→ Your goal: Select from the records below every line that has the word "this" in it.

→ Data rows:

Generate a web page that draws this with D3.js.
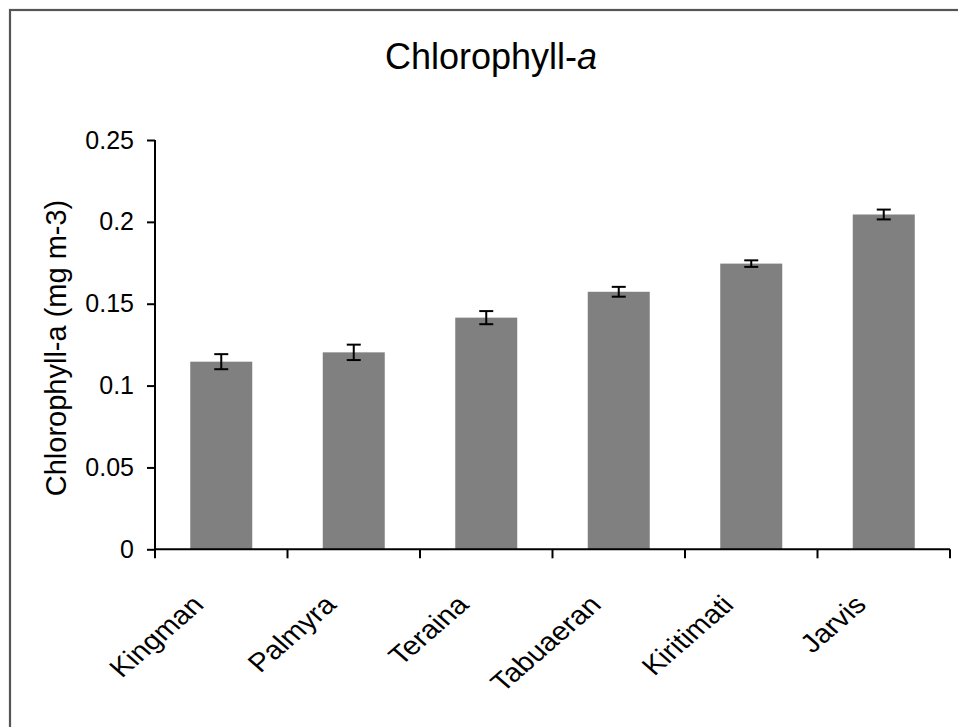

==

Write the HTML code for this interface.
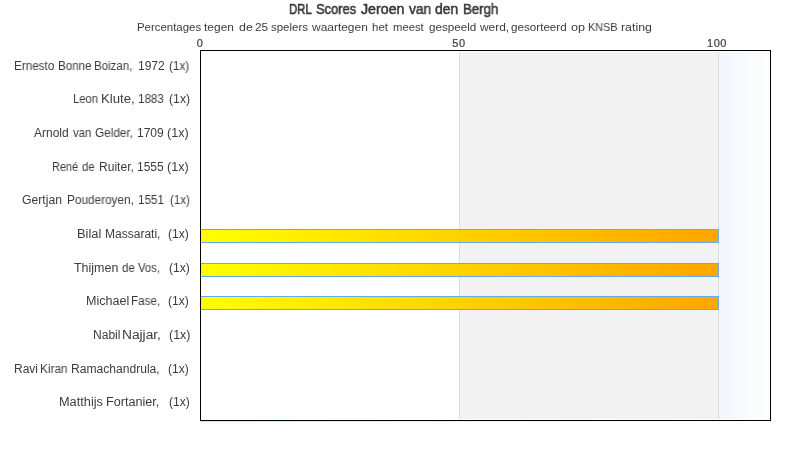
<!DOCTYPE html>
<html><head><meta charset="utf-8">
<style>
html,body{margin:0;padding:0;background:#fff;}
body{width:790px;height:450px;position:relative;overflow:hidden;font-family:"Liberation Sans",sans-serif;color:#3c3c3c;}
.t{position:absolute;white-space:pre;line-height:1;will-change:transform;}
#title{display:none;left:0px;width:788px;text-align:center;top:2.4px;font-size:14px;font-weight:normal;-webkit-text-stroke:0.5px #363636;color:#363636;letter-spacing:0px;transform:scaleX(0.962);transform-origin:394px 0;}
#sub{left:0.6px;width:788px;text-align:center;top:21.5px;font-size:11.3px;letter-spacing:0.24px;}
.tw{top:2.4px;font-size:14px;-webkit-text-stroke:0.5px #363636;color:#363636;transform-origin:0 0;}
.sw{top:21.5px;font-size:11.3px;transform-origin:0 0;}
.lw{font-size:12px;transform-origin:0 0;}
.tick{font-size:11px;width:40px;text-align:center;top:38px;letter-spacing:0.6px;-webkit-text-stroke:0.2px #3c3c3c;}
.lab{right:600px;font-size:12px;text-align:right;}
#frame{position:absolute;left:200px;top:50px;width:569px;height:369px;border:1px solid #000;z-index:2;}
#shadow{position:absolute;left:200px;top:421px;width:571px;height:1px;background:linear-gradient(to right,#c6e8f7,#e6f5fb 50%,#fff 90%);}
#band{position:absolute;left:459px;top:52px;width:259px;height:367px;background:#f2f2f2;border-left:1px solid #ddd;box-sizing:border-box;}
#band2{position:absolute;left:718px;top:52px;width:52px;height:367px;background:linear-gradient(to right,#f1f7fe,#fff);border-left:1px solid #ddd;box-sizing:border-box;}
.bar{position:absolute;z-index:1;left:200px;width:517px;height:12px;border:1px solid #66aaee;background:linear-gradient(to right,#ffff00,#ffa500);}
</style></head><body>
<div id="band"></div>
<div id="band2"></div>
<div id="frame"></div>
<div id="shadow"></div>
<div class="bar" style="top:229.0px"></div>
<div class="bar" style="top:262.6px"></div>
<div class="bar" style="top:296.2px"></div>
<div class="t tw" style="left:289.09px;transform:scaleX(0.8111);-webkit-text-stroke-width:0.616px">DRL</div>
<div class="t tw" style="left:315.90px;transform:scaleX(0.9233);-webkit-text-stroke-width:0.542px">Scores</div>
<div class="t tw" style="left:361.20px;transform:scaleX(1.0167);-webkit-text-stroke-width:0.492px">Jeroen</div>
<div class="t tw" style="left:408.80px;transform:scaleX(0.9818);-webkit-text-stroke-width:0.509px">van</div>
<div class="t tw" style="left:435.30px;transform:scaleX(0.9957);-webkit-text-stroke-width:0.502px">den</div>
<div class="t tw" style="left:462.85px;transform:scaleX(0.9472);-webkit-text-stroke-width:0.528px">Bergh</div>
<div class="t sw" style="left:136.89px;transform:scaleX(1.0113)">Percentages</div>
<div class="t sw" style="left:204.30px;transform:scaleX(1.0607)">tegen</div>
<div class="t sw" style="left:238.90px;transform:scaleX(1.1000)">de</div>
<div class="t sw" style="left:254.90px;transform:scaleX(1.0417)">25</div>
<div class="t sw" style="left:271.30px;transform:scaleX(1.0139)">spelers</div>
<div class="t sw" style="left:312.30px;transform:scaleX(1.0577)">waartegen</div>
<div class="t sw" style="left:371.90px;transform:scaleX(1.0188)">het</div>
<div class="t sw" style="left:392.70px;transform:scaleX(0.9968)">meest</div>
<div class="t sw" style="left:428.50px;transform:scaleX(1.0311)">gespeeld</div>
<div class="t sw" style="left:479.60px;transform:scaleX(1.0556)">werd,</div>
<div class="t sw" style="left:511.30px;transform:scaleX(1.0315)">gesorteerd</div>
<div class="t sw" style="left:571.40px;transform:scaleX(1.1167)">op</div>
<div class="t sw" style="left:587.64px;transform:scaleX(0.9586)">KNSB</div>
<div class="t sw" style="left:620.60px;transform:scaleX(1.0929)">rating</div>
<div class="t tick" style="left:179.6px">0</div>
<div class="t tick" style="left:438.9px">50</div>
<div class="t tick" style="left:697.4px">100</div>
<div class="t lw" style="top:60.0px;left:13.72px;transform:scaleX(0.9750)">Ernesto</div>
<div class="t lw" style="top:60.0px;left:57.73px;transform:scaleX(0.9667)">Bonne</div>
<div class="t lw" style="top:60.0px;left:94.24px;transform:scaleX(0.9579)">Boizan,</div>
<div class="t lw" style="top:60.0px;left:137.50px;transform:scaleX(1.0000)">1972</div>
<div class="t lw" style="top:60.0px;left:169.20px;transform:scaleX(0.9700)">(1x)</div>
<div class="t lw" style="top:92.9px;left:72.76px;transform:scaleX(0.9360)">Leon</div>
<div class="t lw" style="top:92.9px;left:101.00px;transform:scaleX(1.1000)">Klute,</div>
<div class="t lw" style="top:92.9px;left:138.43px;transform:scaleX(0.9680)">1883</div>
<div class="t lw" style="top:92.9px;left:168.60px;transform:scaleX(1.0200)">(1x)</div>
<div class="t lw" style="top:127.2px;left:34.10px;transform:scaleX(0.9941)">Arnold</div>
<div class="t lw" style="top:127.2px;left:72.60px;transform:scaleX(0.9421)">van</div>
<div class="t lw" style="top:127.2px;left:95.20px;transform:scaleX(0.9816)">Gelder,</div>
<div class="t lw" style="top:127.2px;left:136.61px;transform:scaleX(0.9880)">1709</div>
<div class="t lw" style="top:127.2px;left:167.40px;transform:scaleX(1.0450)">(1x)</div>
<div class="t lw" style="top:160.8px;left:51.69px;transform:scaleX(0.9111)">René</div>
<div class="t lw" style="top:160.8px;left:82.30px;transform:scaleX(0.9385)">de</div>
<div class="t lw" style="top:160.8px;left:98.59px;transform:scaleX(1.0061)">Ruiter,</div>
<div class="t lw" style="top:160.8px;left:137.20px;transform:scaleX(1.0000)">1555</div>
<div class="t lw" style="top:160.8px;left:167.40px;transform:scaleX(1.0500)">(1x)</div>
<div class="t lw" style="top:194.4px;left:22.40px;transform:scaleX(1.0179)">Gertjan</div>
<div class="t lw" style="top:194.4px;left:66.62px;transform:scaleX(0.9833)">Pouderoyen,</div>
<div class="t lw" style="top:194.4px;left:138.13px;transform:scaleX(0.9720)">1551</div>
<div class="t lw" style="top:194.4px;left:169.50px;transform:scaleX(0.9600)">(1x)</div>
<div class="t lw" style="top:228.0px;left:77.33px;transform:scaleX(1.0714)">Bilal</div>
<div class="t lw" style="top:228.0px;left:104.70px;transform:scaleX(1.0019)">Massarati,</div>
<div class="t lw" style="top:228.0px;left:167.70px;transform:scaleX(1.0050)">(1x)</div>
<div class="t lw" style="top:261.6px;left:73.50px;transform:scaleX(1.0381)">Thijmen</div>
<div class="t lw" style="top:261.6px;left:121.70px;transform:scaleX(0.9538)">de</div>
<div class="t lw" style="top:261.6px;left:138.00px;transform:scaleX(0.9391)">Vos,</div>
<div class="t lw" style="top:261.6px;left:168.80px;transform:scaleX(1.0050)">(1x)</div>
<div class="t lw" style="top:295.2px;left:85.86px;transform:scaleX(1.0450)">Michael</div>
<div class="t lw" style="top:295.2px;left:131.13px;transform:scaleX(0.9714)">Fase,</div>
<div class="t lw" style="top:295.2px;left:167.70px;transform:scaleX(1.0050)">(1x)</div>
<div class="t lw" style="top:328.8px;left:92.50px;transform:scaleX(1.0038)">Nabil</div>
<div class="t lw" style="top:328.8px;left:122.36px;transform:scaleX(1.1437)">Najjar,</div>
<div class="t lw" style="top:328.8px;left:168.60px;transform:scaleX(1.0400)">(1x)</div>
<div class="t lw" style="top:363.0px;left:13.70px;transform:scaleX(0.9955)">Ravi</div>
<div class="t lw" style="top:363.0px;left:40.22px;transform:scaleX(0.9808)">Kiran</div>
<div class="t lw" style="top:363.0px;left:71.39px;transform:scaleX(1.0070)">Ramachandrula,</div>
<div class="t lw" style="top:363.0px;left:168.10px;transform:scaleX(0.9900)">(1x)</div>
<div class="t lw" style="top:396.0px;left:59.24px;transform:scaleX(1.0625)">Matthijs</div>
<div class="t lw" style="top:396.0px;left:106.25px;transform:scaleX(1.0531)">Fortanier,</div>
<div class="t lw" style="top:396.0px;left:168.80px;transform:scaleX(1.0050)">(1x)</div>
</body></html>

→ Solution to the exercise:
Generate a web page that draws this with D3.js.
Write the HTML code for this interface.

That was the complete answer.